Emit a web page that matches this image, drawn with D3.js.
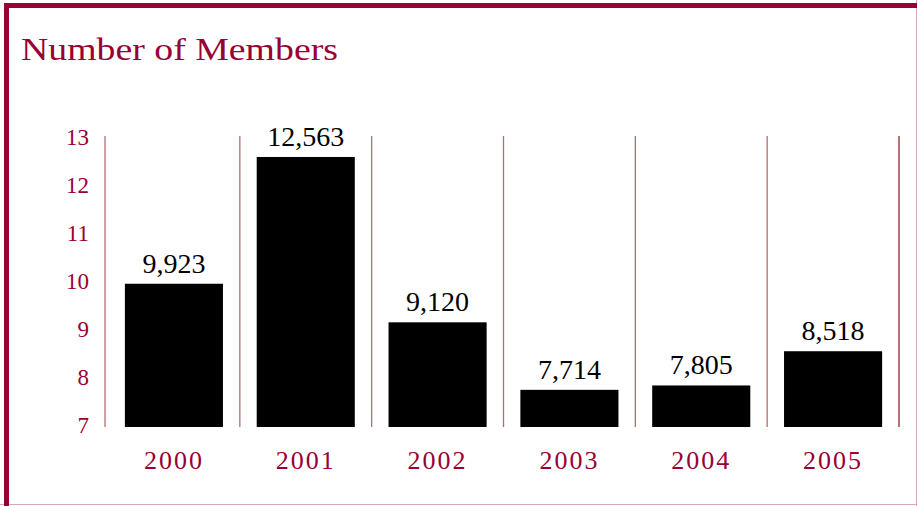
<!DOCTYPE html>
<html>
<head>
<meta charset="utf-8">
<script src="https://cdn.jsdelivr.net/npm/d3@7/dist/d3.min.js"></script>
<style>
  html, body { margin: 0; padding: 0; background: #fff; }
  svg { display: block; }
  text { font-family: "Liberation Serif", "DejaVu Serif", serif; }
</style>
</head>
<body>
<svg id="chart" width="917" height="506"></svg>
<script>
// Membership by year
const years = ["2000", "2001", "2002", "2003", "2004", "2005"];
const members = [9923, 12563, 9120, 7714, 7805, 8518];
const yTicks = [7, 8, 9, 10, 11, 12, 13];
const title = "Number of Members";

const maroon = "#990033";
const svg = d3.select("#chart");
const W = 917, H = 506;

// frame: heavy top and left rules, light right and bottom rules
svg.append("rect").attr("x", 0).attr("y", 0).attr("width", W).attr("height", H).attr("fill", "#fff");
svg.append("line").attr("x1", W - 0.5).attr("x2", W - 0.5).attr("y1", 0).attr("y2", H)
  .attr("stroke", "#d9a9b9").attr("stroke-width", 1);
svg.append("line").attr("x1", 0).attr("x2", W).attr("y1", H - 1.5).attr("y2", H - 1.5)
  .attr("stroke", "#d9a9b9").attr("stroke-width", 1);
svg.append("rect").attr("x", 4).attr("y", 3).attr("width", W - 4).attr("height", 5).attr("fill", maroon);
svg.append("rect").attr("x", 4).attr("y", 3).attr("width", 5).attr("height", H - 3).attr("fill", maroon);

svg.append("text").attr("x", 21).attr("y", 60)
  .attr("font-size", 31).attr("fill", maroon)
  .attr("font-family", "DejaVu Serif, serif")
  .attr("textLength", 317).attr("lengthAdjust", "spacingAndGlyphs")
  .text(title);

// scales (values in thousands)
const x = d3.scaleBand().domain(years).range([108, 899]).paddingInner(0.256).paddingOuter(0.128);
const y = d3.scaleLinear().domain([6.94, 13]).range([427, 136]);

// vertical dividers between the year columns
const step = x.step();
const x0 = x.range()[0];
const dividers = d3.range(years.length + 1).map(i => x0 + i * step);
svg.append("g").selectAll("line").data(dividers).join("line")
  .attr("x1", (d, i) => i === 0 ? d - 3 : d)
  .attr("x2", (d, i) => i === 0 ? d - 3 : d)
  .attr("y1", 136).attr("y2", 427)
  .attr("stroke", (d, i) => i === years.length ? "#8b2c2c" : "#b07070")
  .attr("stroke-width", 1.3);

// y axis labels
const yAxis = d3.axisLeft(y).tickValues(yTicks).tickSize(0).tickPadding(0).tickFormat(d3.format("d"));
const ya = svg.append("g").attr("transform", "translate(89,0)").call(yAxis);
ya.select(".domain").remove();
ya.selectAll("text").attr("font-size", 23).attr("fill", maroon)
  .attr("font-family", "Liberation Serif, serif").attr("dy", "0.35em");

// bars
const data = years.map((yr, i) => ({ year: yr, value: members[i] }));
svg.append("g").selectAll("rect").data(data).join("rect")
  .attr("x", d => x(d.year))
  .attr("width", x.bandwidth())
  .attr("y", d => y(d.value / 1000))
  .attr("height", d => y(6.94) - y(d.value / 1000))
  .attr("fill", "#000");

// value labels
svg.append("g").selectAll("text").data(data).join("text")
  .attr("x", d => x(d.year) + x.bandwidth() / 2)
  .attr("y", d => y(d.value / 1000) - 11)
  .attr("text-anchor", "middle")
  .attr("font-size", 28).attr("fill", "#000")
  .text(d => d3.format(",")(d.value));

// x axis labels
const xAxis = d3.axisBottom(x).tickSize(0).tickPadding(0);
const xa = svg.append("g").attr("transform", "translate(0,469)").call(xAxis);
xa.select(".domain").remove();
xa.selectAll("text").attr("font-size", 26).attr("fill", maroon)
  .attr("font-family", "Liberation Serif, serif")
  .attr("letter-spacing", 2).attr("dy", 0);
</script>
</body>
</html>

TO BE DONE | The material above must be printed exactly, with its pictures left out.

RESULT BELOW |
Emit a web page that matches this image, drawn with D3.js.
<!DOCTYPE html>
<html>
<head>
<meta charset="utf-8">
<script src="https://cdn.jsdelivr.net/npm/d3@7/dist/d3.min.js"></script>
<style>
  html, body { margin: 0; padding: 0; background: #fff; }
  svg { display: block; }
  text { font-family: "Liberation Serif", "DejaVu Serif", serif; }
</style>
</head>
<body>
<svg id="chart" width="917" height="506"></svg>
<script>
// Membership by year
const years = ["2000", "2001", "2002", "2003", "2004", "2005"];
const members = [9923, 12563, 9120, 7714, 7805, 8518];
const yTicks = [7, 8, 9, 10, 11, 12, 13];
const title = "Number of Members";

const maroon = "#990033";
const svg = d3.select("#chart");
const W = 917, H = 506;

// frame: heavy top and left rules, light right and bottom rules
svg.append("rect").attr("x", 0).attr("y", 0).attr("width", W).attr("height", H).attr("fill", "#fff");
svg.append("line").attr("x1", W - 0.5).attr("x2", W - 0.5).attr("y1", 0).attr("y2", H)
  .attr("stroke", "#d9a9b9").attr("stroke-width", 1);
svg.append("line").attr("x1", 0).attr("x2", W).attr("y1", H - 1.5).attr("y2", H - 1.5)
  .attr("stroke", "#d9a9b9").attr("stroke-width", 1);
svg.append("rect").attr("x", 4).attr("y", 3).attr("width", W - 4).attr("height", 5).attr("fill", maroon);
svg.append("rect").attr("x", 4).attr("y", 3).attr("width", 5).attr("height", H - 3).attr("fill", maroon);

svg.append("text").attr("x", 21).attr("y", 60)
  .attr("font-size", 31).attr("fill", maroon)
  .attr("font-family", "DejaVu Serif, serif")
  .attr("textLength", 317).attr("lengthAdjust", "spacingAndGlyphs")
  .text(title);

// scales (values in thousands)
const x = d3.scaleBand().domain(years).range([108, 899]).paddingInner(0.256).paddingOuter(0.128);
const y = d3.scaleLinear().domain([6.94, 13]).range([427, 136]);

// vertical dividers between the year columns
const step = x.step();
const x0 = x.range()[0];
const dividers = d3.range(years.length + 1).map(i => x0 + i * step);
svg.append("g").selectAll("line").data(dividers).join("line")
  .attr("x1", (d, i) => i === 0 ? d - 3 : d)
  .attr("x2", (d, i) => i === 0 ? d - 3 : d)
  .attr("y1", 136).attr("y2", 427)
  .attr("stroke", (d, i) => i === years.length ? "#8b2c2c" : "#b07070")
  .attr("stroke-width", 1.3);

// y axis labels
const yAxis = d3.axisLeft(y).tickValues(yTicks).tickSize(0).tickPadding(0).tickFormat(d3.format("d"));
const ya = svg.append("g").attr("transform", "translate(89,0)").call(yAxis);
ya.select(".domain").remove();
ya.selectAll("text").attr("font-size", 23).attr("fill", maroon)
  .attr("font-family", "Liberation Serif, serif").attr("dy", "0.35em");

// bars
const data = years.map((yr, i) => ({ year: yr, value: members[i] }));
svg.append("g").selectAll("rect").data(data).join("rect")
  .attr("x", d => x(d.year))
  .attr("width", x.bandwidth())
  .attr("y", d => y(d.value / 1000))
  .attr("height", d => y(6.94) - y(d.value / 1000))
  .attr("fill", "#000");

// value labels
svg.append("g").selectAll("text").data(data).join("text")
  .attr("x", d => x(d.year) + x.bandwidth() / 2)
  .attr("y", d => y(d.value / 1000) - 11)
  .attr("text-anchor", "middle")
  .attr("font-size", 28).attr("fill", "#000")
  .text(d => d3.format(",")(d.value));

// x axis labels
const xAxis = d3.axisBottom(x).tickSize(0).tickPadding(0);
const xa = svg.append("g").attr("transform", "translate(0,469)").call(xAxis);
xa.select(".domain").remove();
xa.selectAll("text").attr("font-size", 26).attr("fill", maroon)
  .attr("font-family", "Liberation Serif, serif")
  .attr("letter-spacing", 2).attr("dy", 0);
</script>
</body>
</html>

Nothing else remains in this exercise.